TOKYO - Japanese schoolboy golfer Ryo Ishikawa is being protected by a battery of security guards after a bomb scare before this week's Casio World Open.
Japan's Ryo Ishikawa holds his trophies after winning the ABC Championship in Kato, western Japan, November 2, 2008. [Agencies]
The 17-year-old was surrounded by 10 bodyguards as police helicopters buzzed overhead during Thursday's first round following a phone call to a local newspaper by a man claiming to have buried mines at the course.
The threat followed a minor explosion which shattered windows in the clubhouse last week, prompting Japan Golf Tour Organisation (JGTO) officials to further tighten security.
"After the person called to say there were land mines, security and police combed the course with metal detectors before the tournament. They didn't find anything," the JGTO's Chieko Hataguchi told Reuters on Friday.
"We have around 300 security people in place now. We are carrying out bag checks on fans and we have extra security in and around the players' locker room."
Police had already deployed round-the-clock security before the bomb threat was made by the caller who demanded the November 27-30 tournament be cancelled.

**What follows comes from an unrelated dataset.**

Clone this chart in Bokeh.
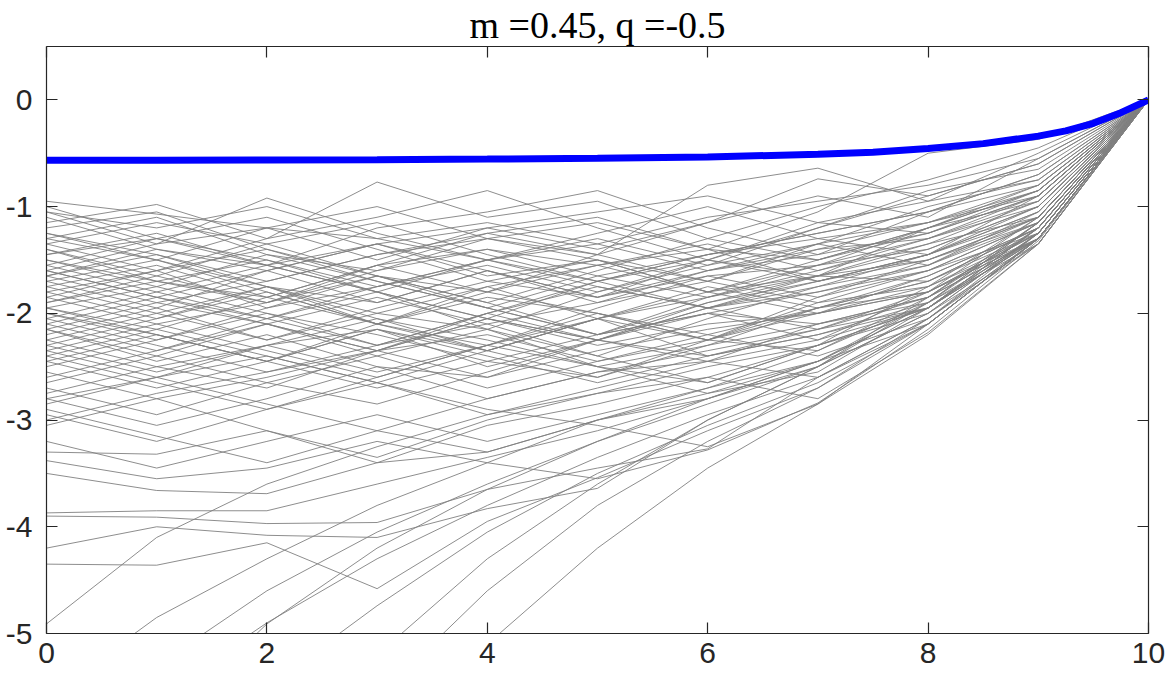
from bokeh.plotting import figure
from bokeh.models import ColumnDataSource, FixedTicker, LinearAxis, Range1d, Title
from bokeh.embed import file_html
from bokeh.resources import INLINE

title_text = "m =0.45, q =-0.5"
steps = [0, 1, 2, 3, 4, 5, 6, 7, 8, 9, 10]
x_ticks = [0, 2, 4, 6, 8, 10]
y_ticks = [-5, -4, -3, -2, -1, 0]

blue_x = [0, 1, 2, 3, 4, 5, 6, 7, 7.5, 8, 8.5, 9, 9.25, 9.5, 9.75, 10]
blue_y = [-0.565, -0.565, -0.563, -0.56, -0.555, -0.547, -0.535, -0.51, -0.49,
          -0.455, -0.41, -0.34, -0.29, -0.22, -0.12, 0.0]

upper_paths = [
    [-0.95, -1.07, -1.2, -1.3, -1.15, -1.35, -1.1, -0.95, -0.8, -0.55, 0],
    [-1.05, -1.35, -0.92, -1.25, -1.5, -1.3, -1.55, -1.2, -0.9, -0.6, 0],
    [-1.15, -0.98, -1.3, -0.77, -1.1, -0.95, -1.3, -1.0, -0.75, -0.45, 0],
    [-1.1, -1.4, -1.55, -1.2, -1.05, -0.85, -1.2, -1.45, -1.05, -0.7, 0],
    [-1.25, -1.5, -1.2, -1.0, -1.3, -1.45, -0.8, -0.64, -0.95, -0.5, 0],
    [-1.3, -1.1, -1.45, -1.6, -1.3, -1.15, -1.4, -1.05, -0.5, -0.37, 0],
    [-1.35, -1.6, -1.3, -1.1, -0.85, -1.2, -1.5, -1.65, -1.2, -0.8, 0],
    [-1.2, -1.05, -1.4, -1.65, -1.8, -1.45, -1.15, -0.74, -0.9, -0.6, 0],
    [-1.4, -1.65, -1.35, -1.15, -1.45, -1.7, -1.5, -1.2, -0.85, -0.65, 0],
    [-1.45, -1.25, -1.55, -1.8, -1.5, -1.25, -1.0, -1.3, -1.45, -0.9, 0],
    [-1.5, -1.7, -1.9, -1.55, -1.25, -1.45, -1.7, -1.35, -1.0, -0.75, 0],
    [-1.55, -1.3, -1.1, -1.4, -1.7, -1.85, -1.5, -1.15, -1.25, -0.85, 0],
    [-1.0, -1.3, -1.55, -1.35, -1.65, -1.5, -1.8, -1.55, -1.2, -0.95, 0],
    [-1.25, -1.45, -1.7, -1.45, -1.25, -1.1, -1.4, -1.7, -1.45, -1.0, 0],
    [-1.05, -1.2, -1.0, -1.3, -1.5, -1.7, -1.45, -1.25, -1.05, -0.7, 0],
    [-1.6, -1.35, -1.2, -1.5, -1.2, -1.4, -1.15, -0.9, -1.1, -0.55, 0],
    [-1.35, -1.15, -1.35, -1.65, -1.9, -1.6, -1.3, -1.5, -1.2, -0.85, 0],
    [-1.65, -1.4, -1.6, -1.35, -1.2, -1.05, -0.9, -1.15, -0.95, -0.75, 0],
    [-1.4, -1.7, -1.85, -1.55, -1.4, -1.65, -1.85, -1.6, -1.35, -0.95, 0],
    [-1.5, -1.75, -1.45, -1.7, -1.95, -1.65, -1.45, -1.25, -1.05, -0.8, 0],
    [-1.3, -1.5, -1.75, -1.9, -1.6, -1.85, -1.6, -1.4, -1.3, -0.9, 0],
    [-1.45, -1.3, -1.5, -1.75, -1.5, -1.35, -1.6, -1.35, -1.15, -0.8, 0],
]

core_paths = [
    [-1.6, -1.85, -2.05, -1.75, -1.5, -1.75, -1.95, -1.65, -1.35, -1.1, 0],
    [-1.65, -1.45, -1.75, -2.0, -2.15, -1.8, -1.55, -1.35, -1.55, -1.05, 0],
    [-1.7, -1.95, -1.6, -1.35, -1.6, -1.9, -1.6, -1.45, -1.25, -0.9, 0],
    [-1.75, -2.0, -2.25, -1.95, -1.7, -1.5, -1.8, -2.0, -1.65, -1.2, 0],
    [-1.85, -1.6, -1.4, -1.7, -1.95, -2.2, -1.85, -1.55, -1.4, -1.0, 0],
    [-1.8, -2.05, -1.75, -2.1, -2.3, -1.95, -1.65, -1.85, -1.6, -1.15, 0],
    [-1.9, -1.65, -1.9, -1.6, -1.4, -1.55, -1.8, -1.5, -1.2, -0.85, 0],
    [-1.95, -2.2, -2.45, -2.1, -1.85, -2.0, -2.25, -1.9, -1.6, -1.25, 0],
    [-1.9, -1.7, -1.5, -1.8, -2.05, -1.7, -1.45, -1.3, -1.15, -0.9, 0],
    [-2.0, -2.25, -1.95, -1.65, -1.9, -2.2, -1.9, -1.65, -1.7, -1.2, 0],
    [-2.05, -1.8, -2.05, -2.3, -2.0, -1.7, -1.95, -2.15, -1.8, -1.3, 0],
    [-2.1, -2.35, -2.05, -1.8, -2.15, -2.4, -2.05, -1.75, -1.45, -1.1, 0],
    [-2.1, -1.85, -1.6, -1.9, -1.6, -1.85, -1.65, -1.55, -1.3, -1.0, 0],
    [-2.15, -2.45, -2.2, -2.5, -2.6, -2.25, -2.45, -2.1, -1.85, -1.3, 0],
    [-2.2, -1.95, -2.25, -2.0, -1.75, -2.05, -1.75, -1.95, -1.65, -1.2, 0],
    [-2.25, -2.5, -2.7, -2.35, -2.05, -2.25, -1.95, -1.8, -1.6, -1.15, 0],
    [-2.3, -2.05, -1.8, -2.1, -2.35, -2.05, -2.25, -1.95, -1.7, -1.25, 0],
    [-2.35, -2.6, -2.3, -2.05, -2.35, -2.6, -2.25, -2.0, -1.75, -1.3, 0],
    [-2.4, -2.15, -2.4, -2.65, -2.35, -2.05, -2.4, -2.2, -1.9, -1.35, 0],
    [-2.45, -2.7, -2.45, -2.15, -2.5, -2.25, -2.0, -2.25, -1.95, -1.3, 0],
    [-2.5, -2.25, -2.0, -2.3, -2.1, -2.4, -2.65, -2.3, -2.0, -1.35, 0],
    [-2.55, -2.8, -2.6, -2.35, -2.6, -2.35, -2.15, -2.0, -1.8, -1.25, 0],
    [-1.55, -1.8, -1.55, -1.8, -2.05, -2.25, -1.9, -1.7, -1.45, -1.05, 0],
    [-1.7, -1.5, -1.8, -2.1, -1.8, -2.0, -2.25, -1.85, -1.5, -1.15, 0],
    [-1.85, -2.1, -2.35, -2.6, -2.3, -2.05, -1.8, -1.65, -1.4, -1.0, 0],
    [-1.95, -1.75, -2.0, -2.2, -2.45, -2.6, -2.3, -1.95, -1.7, -1.2, 0],
    [-2.05, -2.3, -2.55, -2.3, -2.0, -1.75, -1.95, -1.75, -1.55, -1.1, 0],
    [-2.15, -2.4, -2.1, -1.85, -2.1, -1.9, -1.7, -1.9, -1.75, -1.25, 0],
    [-2.3, -2.55, -2.3, -2.55, -2.3, -2.0, -2.2, -1.95, -1.8, -1.3, 0],
    [-2.4, -2.65, -2.9, -2.6, -2.3, -2.5, -2.3, -2.1, -1.9, -1.3, 0],
    [-2.6, -2.35, -2.1, -2.4, -2.7, -2.45, -2.2, -2.4, -2.05, -1.35, 0],
    [-2.65, -2.4, -2.65, -2.4, -2.15, -2.5, -2.75, -2.45, -2.1, -1.3, 0],
    [-2.7, -2.95, -2.65, -2.85, -2.55, -2.25, -2.4, -2.15, -1.95, -1.25, 0],
    [-1.75, -1.55, -1.85, -1.55, -1.8, -1.55, -1.35, -1.6, -1.3, -0.95, 0],
    [-1.6, -1.85, -2.1, -2.35, -2.0, -2.25, -1.95, -1.7, -1.5, -1.1, 0],
    [-2.35, -2.1, -1.9, -1.65, -1.95, -2.2, -2.0, -1.8, -1.55, -1.15, 0],
    [-1.65, -1.9, -1.7, -1.45, -1.3, -1.5, -1.7, -1.4, -1.15, -0.85, 0],
    [-1.8, -1.6, -1.95, -1.75, -1.55, -1.8, -1.5, -1.7, -1.45, -1.05, 0],
    [-1.95, -2.15, -1.85, -2.1, -1.75, -1.55, -1.4, -1.5, -1.25, -0.9, 0],
    [-2.0, -2.2, -2.45, -2.15, -2.35, -2.05, -1.85, -1.65, -1.5, -1.1, 0],
    [-2.15, -1.9, -2.1, -2.35, -2.05, -2.3, -2.1, -2.0, -1.8, -1.25, 0],
    [-2.25, -2.0, -1.75, -2.05, -2.25, -2.5, -2.65, -2.3, -1.95, -1.3, 0],
    [-2.45, -2.2, -2.45, -2.7, -2.45, -2.2, -2.0, -2.1, -1.85, -1.3, 0],
    [-2.75, -2.5, -2.3, -2.15, -2.4, -2.65, -2.4, -2.2, -1.95, -1.3, 0],
]

lower_paths = [
    [-2.8, -3.05, -2.8, -2.5, -2.8, -2.55, -2.35, -2.15, -1.85, -1.2, 0],
    [-2.85, -2.6, -2.85, -3.1, -2.8, -2.55, -2.45, -2.6, -2.1, -1.3, 0],
    [-2.95, -3.2, -2.9, -2.65, -2.95, -2.75, -2.5, -2.3, -1.95, -1.25, 0],
    [-3.05, -2.8, -3.1, -3.35, -3.0, -2.75, -2.6, -2.8, -2.18, -1.35, 0],
    [-3.2, -3.45, -3.2, -2.95, -3.2, -2.95, -2.7, -2.45, -1.9, -1.15, 0],
    [-3.3, -3.32, -3.1, -3.4, -3.3, -3.0, -2.8, -2.5, -2.0, -1.25, 0],
    [-3.38, -3.55, -3.45, -3.2, -3.4, -3.55, -3.28, -2.84, -2.15, -1.32, 0],
    [-3.5, -3.66, -3.69, -3.4, -3.05, -2.85, -2.6, -2.3, -1.75, -1.1, 0],
    [-3.87, -3.85, -3.85, -3.6, -3.35, -3.1, -2.8, -2.45, -1.95, -1.2, 0],
    [-3.9, -3.91, -3.97, -3.96, -3.65, -3.45, -3.27, -2.6, -2.05, -1.3, 0],
    [-4.2, -4.0, -4.08, -4.1, -3.83, -3.64, -3.0, -2.5, -1.85, -1.15, 0],
    [-4.35, -4.36, -4.15, -4.58, -3.95, -3.54, -3.1, -2.7, -2.05, -1.3, 0],
    [-4.91, -4.1, -3.6, -3.25, -2.95, -2.7, -2.45, -2.25, -1.8, -1.1, 0],
    [-2.9, -3.15, -3.4, -3.1, -3.3, -3.0, -2.75, -2.55, -1.95, -1.2, 0],
    [-2.8, -2.6, -2.4, -2.65, -2.9, -3.05, -3.25, -2.85, -2.1, -1.3, 0],
    [-3.0, -2.75, -2.55, -2.35, -2.2, -2.45, -2.25, -2.35, -1.9, -1.2, 0],
]

deep_paths = [
    [-5.6, -4.85, -4.3, -3.8, -3.4, -3.0, -2.7, -2.35, -1.85, -1.15, 0],
    [-6.2, -5.3, -4.6, -4.05, -3.6, -3.2, -2.85, -2.5, -2.0, -1.25, 0],
    [-7.0, -5.9, -4.91, -4.2, -3.65, -3.2, -2.8, -2.45, -1.95, -1.2, 0],
    [-7.8, -6.5, -5.5, -4.74, -4.05, -3.5, -3.05, -2.65, -2.1, -1.3, 0],
    [-8.5, -7.2, -6.1, -5.2, -4.3, -3.6, -3.0, -2.5, -1.9, -1.15, 0],
    [-9.5, -8.0, -6.7, -5.6, -4.6, -3.8, -3.2, -2.7, -2.1, -1.3, 0],
    [-6.5, -5.6, -4.9, -4.3, -3.8, -3.35, -2.95, -2.6, -2.05, -1.25, 0],
    [-10.5, -8.8, -7.3, -6.1, -5.1, -4.2, -3.45, -2.85, -2.2, -1.35, 0],
]

all_paths = upper_paths + core_paths + lower_paths + deep_paths
src = ColumnDataSource(dict(xs=[steps] * len(all_paths), ys=all_paths))

AX = "#262626"
FONT = "Liberation Sans"

p = figure(width=1169, height=684, output_backend="svg", toolbar_location=None,
           x_range=Range1d(0, 10), y_range=Range1d(-5, 0.5),
           x_axis_location=None, y_axis_location=None,
           min_border_left=46, min_border_right=21, min_border_top=46, min_border_bottom=51)
p.title = Title(text=title_text, align="center", text_font="Liberation Serif",
                text_font_size="38px", text_font_style="normal", text_color="black",
                standoff=2, offset=0)
p.grid.visible = False
p.outline_line_color = None
p.background_fill_color = "white"
p.border_fill_color = "white"

p.multi_line(xs="xs", ys="ys", source=src, line_color="#808080", line_width=0.9)
p.line(blue_x, blue_y, line_color="#0000ff", line_width=7)


def make_axis(ticks, show_labels):
    ax = LinearAxis(ticker=FixedTicker(ticks=ticks))
    ax.axis_line_color = AX
    ax.axis_line_width = 1.2
    ax.major_tick_line_color = AX
    ax.major_tick_line_width = 1.2
    ax.major_tick_in = 11
    ax.major_tick_out = 0
    ax.minor_tick_line_color = None
    if show_labels:
        ax.major_label_text_font = FONT
        ax.major_label_text_font_size = "30px"
        ax.major_label_text_color = AX
        ax.major_label_overrides = {t: str(t) for t in ticks}
    else:
        ax.major_label_text_font_size = "1px"
        ax.major_label_text_color = None
        ax.major_label_standoff = 0
    return ax


left = make_axis(y_ticks, True)
left.major_label_standoff = 14
bottom = make_axis(x_ticks, True)
bottom.major_label_standoff = 9
p.add_layout(left, "left")
p.add_layout(bottom, "below")
p.add_layout(make_axis(y_ticks, False), "right")
p.add_layout(make_axis(x_ticks, False), "above")

open("out.html", "w").write(file_html(p, INLINE))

Ishikawa, one of Japan's biggest celebrities, shot a two-under-par 70 despite the commotion at the Kuroshio Country Club on the southern island of Shikoku.

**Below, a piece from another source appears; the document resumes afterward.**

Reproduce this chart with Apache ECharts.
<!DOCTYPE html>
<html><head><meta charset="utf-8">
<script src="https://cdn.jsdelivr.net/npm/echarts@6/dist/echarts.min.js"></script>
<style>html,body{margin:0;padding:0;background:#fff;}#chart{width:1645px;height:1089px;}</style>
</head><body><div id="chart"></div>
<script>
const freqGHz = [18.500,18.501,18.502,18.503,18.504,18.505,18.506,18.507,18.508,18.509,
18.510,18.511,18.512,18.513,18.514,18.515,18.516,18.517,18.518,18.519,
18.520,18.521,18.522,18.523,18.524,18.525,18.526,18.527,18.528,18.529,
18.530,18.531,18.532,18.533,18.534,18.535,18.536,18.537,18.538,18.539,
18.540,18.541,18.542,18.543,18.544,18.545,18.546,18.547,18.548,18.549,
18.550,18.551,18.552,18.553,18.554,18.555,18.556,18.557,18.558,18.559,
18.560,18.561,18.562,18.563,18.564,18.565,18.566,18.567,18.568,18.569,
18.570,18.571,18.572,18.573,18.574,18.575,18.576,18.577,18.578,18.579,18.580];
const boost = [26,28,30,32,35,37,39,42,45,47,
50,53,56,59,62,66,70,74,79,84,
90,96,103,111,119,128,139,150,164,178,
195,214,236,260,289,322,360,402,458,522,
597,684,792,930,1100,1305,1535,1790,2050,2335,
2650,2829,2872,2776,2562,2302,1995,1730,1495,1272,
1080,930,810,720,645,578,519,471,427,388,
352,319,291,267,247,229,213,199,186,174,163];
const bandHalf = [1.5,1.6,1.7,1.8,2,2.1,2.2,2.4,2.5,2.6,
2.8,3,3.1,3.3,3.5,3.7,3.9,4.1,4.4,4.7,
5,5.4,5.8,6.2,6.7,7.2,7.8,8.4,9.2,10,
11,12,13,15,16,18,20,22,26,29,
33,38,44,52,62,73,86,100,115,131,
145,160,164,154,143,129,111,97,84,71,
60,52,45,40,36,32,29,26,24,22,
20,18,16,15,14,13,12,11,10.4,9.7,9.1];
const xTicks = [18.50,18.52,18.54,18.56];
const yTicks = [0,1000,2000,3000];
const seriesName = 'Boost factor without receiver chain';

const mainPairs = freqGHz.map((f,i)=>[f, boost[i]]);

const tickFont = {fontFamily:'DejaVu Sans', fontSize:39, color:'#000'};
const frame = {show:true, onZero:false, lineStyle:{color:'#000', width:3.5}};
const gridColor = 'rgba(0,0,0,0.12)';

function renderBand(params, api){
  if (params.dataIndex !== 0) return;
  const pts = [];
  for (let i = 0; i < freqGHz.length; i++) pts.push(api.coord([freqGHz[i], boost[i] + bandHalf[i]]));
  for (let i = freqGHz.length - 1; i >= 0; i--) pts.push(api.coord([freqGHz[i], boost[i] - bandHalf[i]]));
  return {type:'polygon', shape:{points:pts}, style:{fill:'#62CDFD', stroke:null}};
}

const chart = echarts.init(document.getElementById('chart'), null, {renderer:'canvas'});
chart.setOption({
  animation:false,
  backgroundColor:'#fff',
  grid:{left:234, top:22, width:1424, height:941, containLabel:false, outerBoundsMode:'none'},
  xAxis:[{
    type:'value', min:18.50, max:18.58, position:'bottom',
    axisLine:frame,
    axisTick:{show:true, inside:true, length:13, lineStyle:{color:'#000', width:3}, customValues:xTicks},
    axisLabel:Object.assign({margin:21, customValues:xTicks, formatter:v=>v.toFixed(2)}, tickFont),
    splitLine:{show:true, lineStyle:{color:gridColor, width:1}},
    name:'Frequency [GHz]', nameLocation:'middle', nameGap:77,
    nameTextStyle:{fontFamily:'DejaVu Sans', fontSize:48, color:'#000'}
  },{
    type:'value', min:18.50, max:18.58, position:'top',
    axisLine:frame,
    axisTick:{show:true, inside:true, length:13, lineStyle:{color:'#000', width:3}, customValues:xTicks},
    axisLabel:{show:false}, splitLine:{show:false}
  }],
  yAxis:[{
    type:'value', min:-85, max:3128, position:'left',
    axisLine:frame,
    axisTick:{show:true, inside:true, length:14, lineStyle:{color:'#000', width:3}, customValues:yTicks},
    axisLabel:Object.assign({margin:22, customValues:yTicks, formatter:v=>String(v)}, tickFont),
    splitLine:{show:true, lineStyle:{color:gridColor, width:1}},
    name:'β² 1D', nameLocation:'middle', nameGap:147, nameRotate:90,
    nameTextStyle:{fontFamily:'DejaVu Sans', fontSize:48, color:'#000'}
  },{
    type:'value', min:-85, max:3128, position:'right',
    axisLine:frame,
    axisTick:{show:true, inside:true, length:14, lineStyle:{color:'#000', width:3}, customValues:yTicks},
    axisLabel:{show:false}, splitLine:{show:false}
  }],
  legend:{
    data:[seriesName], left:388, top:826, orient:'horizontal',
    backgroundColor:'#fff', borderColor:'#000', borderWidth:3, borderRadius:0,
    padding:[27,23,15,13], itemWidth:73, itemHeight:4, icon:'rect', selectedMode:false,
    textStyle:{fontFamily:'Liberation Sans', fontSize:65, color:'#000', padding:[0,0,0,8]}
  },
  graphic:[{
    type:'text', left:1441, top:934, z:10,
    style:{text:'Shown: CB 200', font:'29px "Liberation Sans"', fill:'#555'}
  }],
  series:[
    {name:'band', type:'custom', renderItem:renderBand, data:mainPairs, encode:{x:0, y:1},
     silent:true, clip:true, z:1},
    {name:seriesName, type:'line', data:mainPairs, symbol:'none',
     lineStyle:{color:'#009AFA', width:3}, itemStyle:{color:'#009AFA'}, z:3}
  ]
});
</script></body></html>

"While I was playing it didn't feel that strange," he told Japanese media, playing games on his mobile phone while receiving a post-round massage. "It was a little unusual maybe, but I was able to concentrate on my golf."
Police, who were still examining the 7,300-yard course with flashlights late on Wednesday, have also increased security at hotels where players are staying around the city of Kochi.
In 1999, bullets were fired at a hotel near the same golf course while the Japanese professional baseball team the Hanshin Tigers were holding a training camp.